9 I haven’t encounter many researchers who actually write unit tests for their spaghetti code function.
But much more troubling is the fact that Jupyter notebooks increase the chances of making these mistakes due to the creation of hidden states. In fact, a study showed that out of over 800 000+ valid notebooks on GitHub, only ~24% are executed without errors, and only ~4% produced the same results (Pimentel et al. 2019).
Perhaps this warrant a separate post10, but in short, if one wants to present some results with their corresponding codes, use Quarto, and if one really require a notebook environment, use Marimo, an alternative to Jupyter notebooks (only for Python).
10 For now, take a look at this talk from JupyterCon 2018 to understand some of the problems with Jupyter notebooks, as well as this FAQ from Marimo.
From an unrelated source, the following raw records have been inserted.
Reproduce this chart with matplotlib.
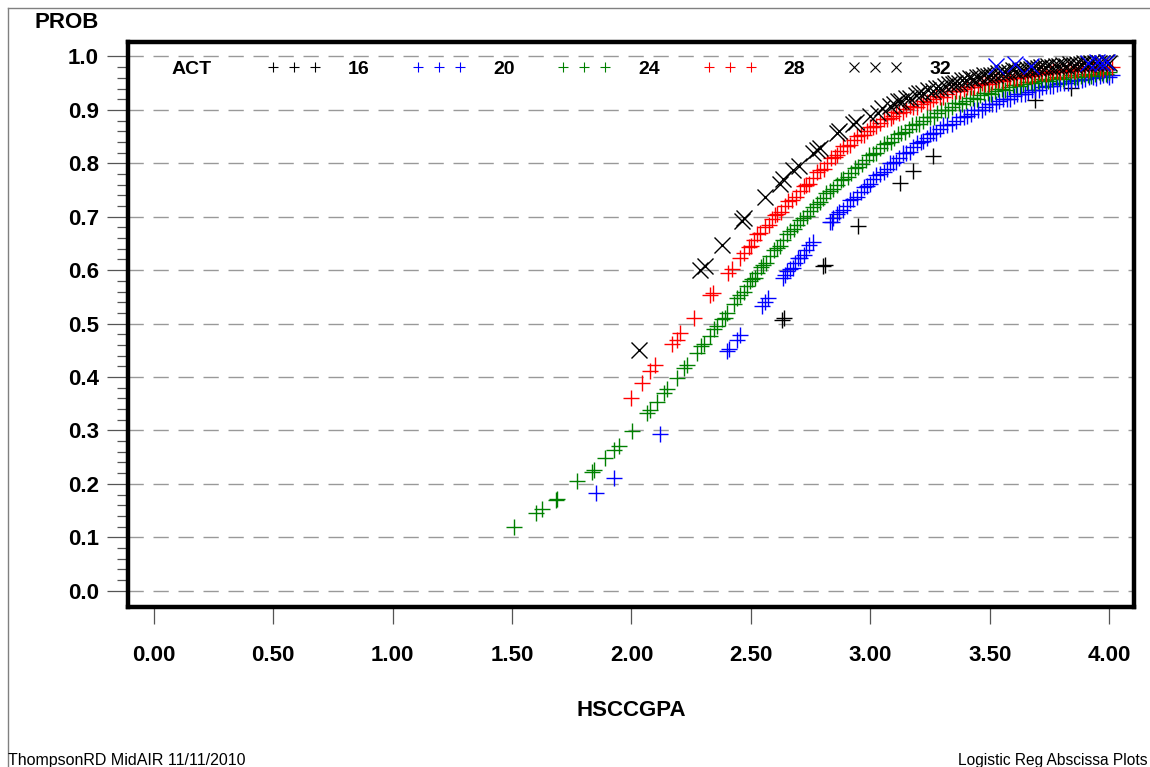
import matplotlib
matplotlib.use("Agg")
import matplotlib.pyplot as plt
from matplotlib.lines import Line2D

plt.rcParams["font.family"] = ["Liberation Sans", "DejaVu Sans"]

# predicted probability vs HSCCGPA, one series per ACT score
gpa_16 = [2.629, 2.640, 2.800, 2.810, 2.949, 3.123, 3.179, 3.262, 3.687, 3.840]
prob_16 = [0.507, 0.510, 0.607, 0.610, 0.682, 0.763, 0.785, 0.813, 0.919, 0.941]

gpa_20 = [1.850, 1.926, 2.118, 2.400, 2.410, 2.440, 2.455, 2.545, 2.560, 2.573,
          2.636, 2.643, 2.664, 2.685, 2.706, 2.730, 2.761, 2.830, 2.845, 2.870,
          2.900, 2.928, 2.960, 2.984, 3.012, 3.040, 3.070, 3.095, 3.120, 3.150,
          3.179, 3.210, 3.235, 3.262, 3.290, 3.320, 3.360, 3.390, 3.420, 3.450,
          3.480, 3.510, 3.540, 3.570, 3.600, 3.630, 3.660, 3.690, 3.720, 3.750,
          3.780, 3.810, 3.840, 3.870, 3.900, 3.930, 3.960, 3.990, 4.010,
          # second row of the dense band
          2.650, 2.675, 2.695, 2.720, 2.745, 2.840, 2.858, 2.885, 2.915, 2.945,
          2.972, 2.998, 3.025, 3.055, 3.083, 3.108, 3.135, 3.165, 3.195, 3.222,
          3.248, 3.275, 3.305, 3.340, 3.375, 3.405, 3.435, 3.465, 3.495, 3.525,
          3.555, 3.585, 3.615, 3.645, 3.675, 3.705, 3.735, 3.765, 3.795, 3.825,
          3.855, 3.885, 3.915, 3.945, 3.975, 4.000]
prob_20 = [0.183, 0.211, 0.294, 0.448, 0.452, 0.470, 0.479, 0.532, 0.540, 0.548,
           0.586, 0.590, 0.602, 0.613, 0.623, 0.637, 0.653, 0.690, 0.698, 0.708,
           0.721, 0.733, 0.746, 0.757, 0.770, 0.780, 0.790, 0.801, 0.810, 0.820,
           0.830, 0.839, 0.847, 0.856, 0.864, 0.871, 0.880, 0.887, 0.893, 0.899,
           0.905, 0.911, 0.916, 0.921, 0.926, 0.930, 0.934, 0.938, 0.942, 0.945,
           0.948, 0.951, 0.954, 0.956, 0.958, 0.961, 0.963, 0.965, 0.966,
           0.598, 0.604, 0.622, 0.628, 0.648, 0.690, 0.706, 0.712, 0.731, 0.737,
           0.756, 0.762, 0.779, 0.783, 0.800, 0.803, 0.819, 0.822, 0.838, 0.841,
           0.855, 0.857, 0.871, 0.873, 0.886, 0.888, 0.899, 0.900, 0.911, 0.911,
           0.921, 0.921, 0.930, 0.929, 0.938, 0.937, 0.945, 0.944, 0.951, 0.950,
           0.956, 0.955, 0.961, 0.960, 0.965, 0.962]

gpa_24 = [1.509, 1.599, 1.627, 1.683, 1.690, 1.773, 1.836, 1.845, 1.891, 1.926,
          1.947, 2.003, 2.065, 2.079, 2.107, 2.135, 2.150, 2.191, 2.219, 2.233,
          2.274, 2.302, 2.330, 2.358, 2.379, 2.400, 2.427, 2.455, 2.483, 2.504,
          2.525, 2.552, 2.580, 2.608, 2.636, 2.664, 2.692, 2.719, 2.747, 2.775,
          2.803, 2.831, 2.859, 2.887, 2.920, 2.950, 2.980, 3.010, 3.040, 3.070,
          3.100, 3.130, 3.160, 3.190, 3.220, 3.250, 3.280, 3.310, 3.340, 3.370,
          3.400, 3.430, 3.460, 3.490, 3.520, 3.550, 3.580, 3.610, 3.640, 3.670,
          3.700, 3.730, 3.760, 3.790, 3.820, 3.850, 3.880, 3.910, 3.940, 3.970,
          4.000,
          # second row of the dense band
          2.290, 2.345, 2.390, 2.440, 2.470, 2.495, 2.515, 2.540, 2.565, 2.595,
          2.620, 2.650, 2.680, 2.705, 2.735, 2.760, 2.790, 2.815, 2.845, 2.875,
          2.905, 2.935, 2.965, 2.995, 3.025, 3.055, 3.085, 3.115, 3.145, 3.175,
          3.205, 3.235, 3.265, 3.295, 3.325, 3.355, 3.385, 3.415, 3.445, 3.475,
          3.505, 3.535, 3.565, 3.595, 3.625, 3.655, 3.685, 3.715, 3.745, 3.775,
          3.805, 3.835, 3.865, 3.895, 3.925, 3.955, 3.985]
prob_24 = [0.120, 0.146, 0.152, 0.170, 0.172, 0.205, 0.223, 0.226, 0.248, 0.264,
           0.270, 0.298, 0.333, 0.339, 0.354, 0.370, 0.378, 0.398, 0.417, 0.423,
           0.445, 0.461, 0.476, 0.495, 0.508, 0.520, 0.536, 0.554, 0.570, 0.583,
           0.595, 0.610, 0.626, 0.642, 0.657, 0.673, 0.685, 0.698, 0.710, 0.723,
           0.735, 0.748, 0.760, 0.770, 0.782, 0.794, 0.806, 0.818, 0.828, 0.838,
           0.848, 0.857, 0.865, 0.873, 0.880, 0.887, 0.894, 0.900, 0.906, 0.912,
           0.917, 0.922, 0.927, 0.931, 0.935, 0.939, 0.942, 0.946, 0.949, 0.952,
           0.954, 0.956, 0.958, 0.960, 0.961, 0.962, 0.964, 0.966, 0.968, 0.969,
           0.970,
           0.458, 0.490, 0.511, 0.548, 0.559, 0.580, 0.586, 0.606, 0.614, 0.637,
           0.645, 0.668, 0.677, 0.694, 0.702, 0.719, 0.727, 0.744, 0.752, 0.768,
           0.774, 0.792, 0.798, 0.815, 0.820, 0.836, 0.840, 0.855, 0.858, 0.872,
           0.873, 0.886, 0.887, 0.900, 0.900, 0.912, 0.911, 0.922, 0.921, 0.932,
           0.930, 0.940, 0.937, 0.947, 0.944, 0.953, 0.950, 0.958, 0.954, 0.962,
           0.958, 0.965, 0.961, 0.968, 0.964, 0.971, 0.967]

gpa_28 = [1.996, 2.045, 2.079, 2.100, 2.170, 2.190, 2.205, 2.260, 2.330, 2.340,
          2.406, 2.420, 2.455, 2.470, 2.490, 2.511, 2.539, 2.560, 2.587, 2.610,
          2.643, 2.670, 2.706, 2.730, 2.760, 2.789, 2.820, 2.850, 2.873, 2.900,
          2.930, 2.960, 2.984, 3.010, 3.040, 3.070, 3.095, 3.120, 3.150, 3.180,
          3.210, 3.235, 3.260, 3.290, 3.320, 3.360, 3.390, 3.420, 3.450, 3.480,
          3.510, 3.540, 3.570, 3.600, 3.630, 3.660, 3.690, 3.720, 3.750, 3.780,
          3.810, 3.840, 3.870, 3.900, 3.930, 3.960, 3.990, 4.010,
          # second row of the dense band
          2.500, 2.525, 2.575, 2.600, 2.625, 2.655, 2.690, 2.720, 2.745, 2.775,
          2.805, 2.835, 2.862, 2.887, 2.915, 2.945, 2.972, 2.997, 3.025, 3.055,
          3.085, 3.108, 3.135, 3.165, 3.195, 3.222, 3.248, 3.275, 3.305, 3.340,
          3.375, 3.405, 3.435, 3.465, 3.495, 3.525, 3.555, 3.585, 3.615, 3.645,
          3.675, 3.705, 3.735, 3.765, 3.795, 3.825, 3.855, 3.885, 3.915, 3.945,
          3.975]
prob_28 = [0.361, 0.389, 0.411, 0.423, 0.461, 0.470, 0.483, 0.511, 0.554, 0.558,
           0.595, 0.603, 0.623, 0.632, 0.643, 0.657, 0.670, 0.681, 0.695, 0.706,
           0.720, 0.732, 0.748, 0.760, 0.772, 0.788, 0.800, 0.812, 0.823, 0.833,
           0.843, 0.853, 0.861, 0.868, 0.876, 0.883, 0.889, 0.895, 0.901, 0.906,
           0.911, 0.915, 0.920, 0.925, 0.930, 0.935, 0.939, 0.943, 0.946, 0.949,
           0.952, 0.955, 0.958, 0.960, 0.962, 0.965, 0.967, 0.969, 0.970, 0.972,
           0.973, 0.975, 0.976, 0.977, 0.978, 0.979, 0.980, 0.981,
           0.645, 0.668, 0.684, 0.704, 0.709, 0.730, 0.736, 0.758, 0.762, 0.784,
           0.790, 0.810, 0.815, 0.832, 0.835, 0.852, 0.853, 0.868, 0.870, 0.883,
           0.884, 0.896, 0.896, 0.907, 0.906, 0.916, 0.915, 0.926, 0.925, 0.935,
           0.935, 0.943, 0.942, 0.950, 0.948, 0.956, 0.954, 0.961, 0.959, 0.966,
           0.964, 0.970, 0.968, 0.973, 0.970, 0.976, 0.973, 0.978, 0.975, 0.980,
           0.977]

gpa_32 = [2.031, 2.288, 2.309, 2.379, 2.462, 2.470, 2.559, 2.620, 2.636, 2.678,
          2.700, 2.761, 2.775, 2.789, 2.859, 2.870, 2.928, 2.940, 2.998, 3.030,
          3.081, 3.100, 3.130, 3.165, 3.190, 3.220, 3.262, 3.290, 3.310, 3.346,
          3.370, 3.400, 3.430, 3.460, 3.490, 3.520, 3.550, 3.580, 3.610, 3.640,
          3.670, 3.700, 3.730, 3.760, 3.790, 3.820, 3.850, 3.880, 3.910, 3.940,
          3.970, 4.000,
          # second row of the dense band
          3.050, 3.115, 3.150, 3.205, 3.240, 3.275, 3.330, 3.355, 3.385, 3.415,
          3.445, 3.475, 3.505, 3.535, 3.565, 3.595, 3.625, 3.655, 3.685, 3.715,
          3.745, 3.775, 3.805, 3.835, 3.865, 3.895, 3.925, 3.955, 3.985]
prob_32 = [0.451, 0.601, 0.608, 0.648, 0.692, 0.697, 0.736, 0.762, 0.770, 0.788,
           0.795, 0.820, 0.824, 0.828, 0.857, 0.861, 0.873, 0.878, 0.888, 0.895,
           0.907, 0.911, 0.917, 0.923, 0.927, 0.931, 0.936, 0.941, 0.944, 0.948,
           0.951, 0.955, 0.958, 0.961, 0.964, 0.966, 0.969, 0.971, 0.973, 0.975,
           0.977, 0.978, 0.980, 0.981, 0.982, 0.983, 0.984, 0.985, 0.986, 0.987,
           0.988, 0.988,
           0.903, 0.917, 0.923, 0.931, 0.937, 0.941, 0.949, 0.951, 0.956, 0.959,
           0.961, 0.965, 0.966, 0.969, 0.971, 0.974, 0.975, 0.977, 0.979, 0.980,
           0.982, 0.983, 0.984, 0.985, 0.986, 0.987, 0.987, 0.988, 0.989]

# the blue "x" symbols near the top right (symbol cycle wraps round)
gpa_top = [3.527, 3.603, 3.670, 3.909, 3.950, 3.970, 3.990]
prob_top = [0.982, 0.985, 0.983, 0.988, 0.989, 0.988, 0.989]

act_labels = ["16", "20", "24", "28", "32"]
act_colors = ["black", "blue", "green", "red", "black"]
act_markers = ["+", "+", "+", "+", "x"]

y_ticks = [0.0, 0.1, 0.2, 0.3, 0.4, 0.5, 0.6, 0.7, 0.8, 0.9, 1.0]
x_ticks = [0.0, 0.5, 1.0, 1.5, 2.0, 2.5, 3.0, 3.5, 4.0]

W, H = 1150, 767
fig = plt.figure(figsize=(W / 100, H / 100), dpi=100)
ax = fig.add_axes([128 / W, 1 - 606.5 / H, 1006 / W, 565 / H])

series = [(gpa_16, prob_16), (gpa_20, prob_20), (gpa_24, prob_24),
          (gpa_28, prob_28), (gpa_32, prob_32)]
for (xs, ys), col, mk in zip(series, act_colors, act_markers):
    ax.plot(xs, ys, linestyle="none", marker=mk, color=col,
            markersize=12 if mk == "+" else 11, markeredgewidth=1.0, zorder=3)
ax.plot(gpa_top, prob_top, linestyle="none", marker="x", color="blue",
        markersize=11, markeredgewidth=1.0, zorder=4)

ax.set_xlim(-0.107, 4.103)
ax.set_ylim(-0.0296, 1.028)
ax.set_yticks(y_ticks)
ax.set_yticklabels([f"{v:.1f}" for v in y_ticks])
ax.set_yticks([i / 50 for i in range(51)], minor=True)
ax.set_xticks(x_ticks)
ax.set_xticklabels([f"{v:.2f}" for v in x_ticks])

for y in y_ticks:
    ax.axhline(y, color="#999999", linewidth=1.0, dashes=(11, 7), zorder=1)

for s in ax.spines.values():
    s.set_linewidth(3.2)
    s.set_color("black")
ax.tick_params(axis="y", which="major", direction="out", length=15, width=0.9,
               color="#555555", pad=6, labelsize=16)
ax.tick_params(axis="y", which="minor", direction="out", length=8, width=0.9,
               color="#555555")
ax.tick_params(axis="x", which="major", direction="out", length=12, width=0.9,
               color="#555555", pad=16, labelsize=16)
for lab in ax.get_xticklabels() + ax.get_yticklabels():
    lab.set_fontweight("bold")

ax.set_xlabel("HSCCGPA", fontsize=16, fontweight="bold", labelpad=24)
fig.text(35 / W, 1 - 22 / H, "PROB", fontsize=16, fontweight="bold", va="center")

# legend row inside the frame
fig.text(172 / W, 1 - 70 / H, "ACT", fontsize=14, fontweight="bold", va="center")
handles = [Line2D([], [], linestyle="none", marker=m, color=c, markersize=7,
                  markeredgewidth=0.8) for c, m in zip(act_colors, act_markers)]
leg = fig.legend(handles, act_labels, loc="center left",
                 bbox_to_anchor=(267 / W, 1 - 69 / H), ncol=5, numpoints=3,
                 frameon=False, borderpad=0, borderaxespad=0,
                 handlelength=2.76, handletextpad=1.4, columnspacing=2.2,
                 prop={"size": 14, "weight": "bold"})

# outer page border and footnotes
fig.add_artist(Line2D([8 / W, 1], [1 - 8 / H, 1 - 8 / H], color="#808080", linewidth=1))
fig.add_artist(Line2D([8 / W, 8 / W], [0, 1 - 8 / H], color="#808080", linewidth=1))
fig.text(8 / W, 1 - 760 / H, "ThompsonRD MidAIR 11/11/2010", fontsize=11.5, va="center")
fig.text(1147 / W, 1 - 760 / H, "Logistic Reg Abscissa Plots", fontsize=11.2,
         va="center", ha="right")

fig.savefig("out.png", dpi=100, facecolor="white")
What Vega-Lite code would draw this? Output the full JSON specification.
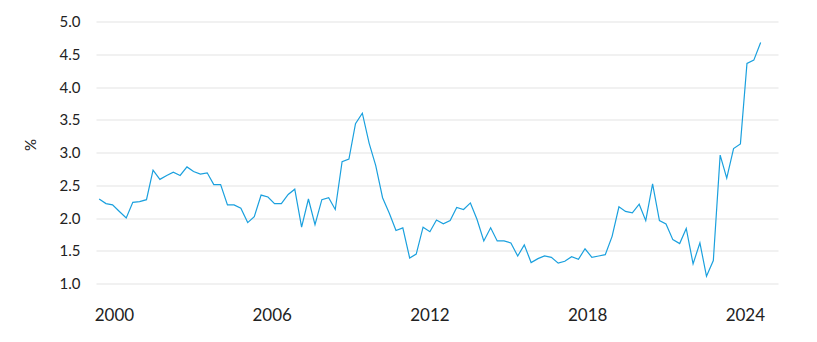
{
  "$schema": "https://vega.github.io/schema/vega-lite/v6.json",
  "width": 682,
  "height": 262,
  "autosize": "none",
  "padding": {"left": 96, "top": 21.5, "right": 39, "bottom": 58.5},
  "background": "white",
  "config": {
    "view": {"stroke": null},
    "font": "Lato"
  },
  "data": {
    "values": [
      {"year": 1999.44, "value": 2.29},
      {"year": 1999.70, "value": 2.22},
      {"year": 1999.95, "value": 2.20},
      {"year": 2000.21, "value": 2.10},
      {"year": 2000.47, "value": 2.00},
      {"year": 2000.72, "value": 2.24},
      {"year": 2000.98, "value": 2.25},
      {"year": 2001.24, "value": 2.28},
      {"year": 2001.49, "value": 2.73},
      {"year": 2001.75, "value": 2.59},
      {"year": 2002.01, "value": 2.65},
      {"year": 2002.26, "value": 2.70},
      {"year": 2002.52, "value": 2.65},
      {"year": 2002.78, "value": 2.78},
      {"year": 2003.03, "value": 2.71},
      {"year": 2003.29, "value": 2.67},
      {"year": 2003.55, "value": 2.69},
      {"year": 2003.80, "value": 2.51},
      {"year": 2004.06, "value": 2.51},
      {"year": 2004.32, "value": 2.20},
      {"year": 2004.57, "value": 2.20},
      {"year": 2004.83, "value": 2.15},
      {"year": 2005.09, "value": 1.93},
      {"year": 2005.34, "value": 2.02},
      {"year": 2005.60, "value": 2.35},
      {"year": 2005.86, "value": 2.32},
      {"year": 2006.11, "value": 2.22},
      {"year": 2006.37, "value": 2.22},
      {"year": 2006.63, "value": 2.36},
      {"year": 2006.88, "value": 2.44},
      {"year": 2007.14, "value": 1.86},
      {"year": 2007.40, "value": 2.29},
      {"year": 2007.65, "value": 1.90},
      {"year": 2007.91, "value": 2.28},
      {"year": 2008.17, "value": 2.31},
      {"year": 2008.42, "value": 2.13},
      {"year": 2008.68, "value": 2.86},
      {"year": 2008.94, "value": 2.90},
      {"year": 2009.19, "value": 3.44},
      {"year": 2009.45, "value": 3.60},
      {"year": 2009.71, "value": 3.14},
      {"year": 2009.96, "value": 2.80},
      {"year": 2010.22, "value": 2.31},
      {"year": 2010.48, "value": 2.07},
      {"year": 2010.73, "value": 1.81},
      {"year": 2010.99, "value": 1.85},
      {"year": 2011.25, "value": 1.39},
      {"year": 2011.50, "value": 1.45},
      {"year": 2011.76, "value": 1.86},
      {"year": 2012.02, "value": 1.79},
      {"year": 2012.27, "value": 1.97},
      {"year": 2012.53, "value": 1.91},
      {"year": 2012.79, "value": 1.96},
      {"year": 2013.04, "value": 2.16},
      {"year": 2013.30, "value": 2.13},
      {"year": 2013.56, "value": 2.23},
      {"year": 2013.81, "value": 1.98},
      {"year": 2014.07, "value": 1.65},
      {"year": 2014.33, "value": 1.85},
      {"year": 2014.58, "value": 1.65},
      {"year": 2014.84, "value": 1.65},
      {"year": 2015.10, "value": 1.62},
      {"year": 2015.36, "value": 1.42},
      {"year": 2015.61, "value": 1.59},
      {"year": 2015.87, "value": 1.32},
      {"year": 2016.13, "value": 1.38},
      {"year": 2016.38, "value": 1.42},
      {"year": 2016.64, "value": 1.40},
      {"year": 2016.90, "value": 1.31},
      {"year": 2017.15, "value": 1.34},
      {"year": 2017.41, "value": 1.41},
      {"year": 2017.67, "value": 1.37},
      {"year": 2017.92, "value": 1.53},
      {"year": 2018.18, "value": 1.40},
      {"year": 2018.44, "value": 1.42},
      {"year": 2018.69, "value": 1.44},
      {"year": 2018.95, "value": 1.72},
      {"year": 2019.21, "value": 2.17},
      {"year": 2019.46, "value": 2.10},
      {"year": 2019.72, "value": 2.08},
      {"year": 2019.98, "value": 2.21},
      {"year": 2020.23, "value": 1.96},
      {"year": 2020.49, "value": 2.52},
      {"year": 2020.75, "value": 1.96},
      {"year": 2021.00, "value": 1.91},
      {"year": 2021.26, "value": 1.67},
      {"year": 2021.52, "value": 1.61},
      {"year": 2021.77, "value": 1.84},
      {"year": 2022.03, "value": 1.30},
      {"year": 2022.29, "value": 1.62},
      {"year": 2022.54, "value": 1.11},
      {"year": 2022.80, "value": 1.35},
      {"year": 2023.06, "value": 2.96},
      {"year": 2023.31, "value": 2.61},
      {"year": 2023.57, "value": 3.06},
      {"year": 2023.83, "value": 3.13},
      {"year": 2024.08, "value": 4.36},
      {"year": 2024.34, "value": 4.41},
      {"year": 2024.60, "value": 4.68}
    ]
  },
  "mark": {"type": "line", "color": "#1aa0de", "strokeWidth": 1.2, "clip": true},
  "encoding": {
    "x": {
      "field": "year",
      "type": "quantitative",
      "scale": {"domain": [1999.32, 2025.26], "nice": false, "zero": false},
      "axis": {
        "title": null,
        "values": [2000, 2006, 2012, 2018, 2024],
        "format": "d",
        "grid": false,
        "domain": false,
        "ticks": false,
        "tickSize": 0,
        "labelPadding": 24,
        "labelBaseline": "top",
        "labelFontSize": 17,
        "labelColor": "#222222",
        "labelFont": "Lato"
      }
    },
    "y": {
      "field": "value",
      "type": "quantitative",
      "scale": {"domain": [1, 5], "nice": false, "zero": false},
      "axis": {
        "title": "%",
        "titleAngle": -90,
        "titleX": -66,
        "titleY": 123,
        "titleAlign": "center",
        "titleBaseline": "middle",
        "titleFontSize": 15,
        "titleFontWeight": "normal",
        "titleColor": "#222222",
        "titleFont": "Lato",
        "values": [1, 1.5, 2, 2.5, 3, 3.5, 4, 4.5, 5],
        "format": ".1f",
        "grid": true,
        "gridColor": "#e3e3e3",
        "gridWidth": 1,
        "domain": false,
        "ticks": false,
        "tickSize": 0,
        "labelPadding": 16,
        "labelFontSize": 15,
        "labelColor": "#222222",
        "labelFont": "Lato"
      }
    }
  }
}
The main difference between Marimo notebooks and Jupyter notebooks is the fact that the former is reactive. What this means is that Marimo notebooks always run in the correct order and always rerun the entire notebook on edits, eliminating the hidden states that plagues Jupyter notebooks.
If a code cell defining a variable is deleted, but the variable is used elsewhere, an error will be thrown. On the other hand, Jupyter notebooks continue to sneakily use that variable even when the programmer meant to remove it from the program.
A researcher should be aware of how certain shortcomings of their tools can be detrimental to their work, and should be open to finding alternatives or engage in self-improvement to eliminate them to minimize bad research outputs.
For example, learning to write properly unit tested functions instead of spaghetti codes, or learning to use type hinting in Python (which has been around since version 3.5) to pair with type checkers to minimize invisible bugs caused by carelessness that can lead to wrong published results.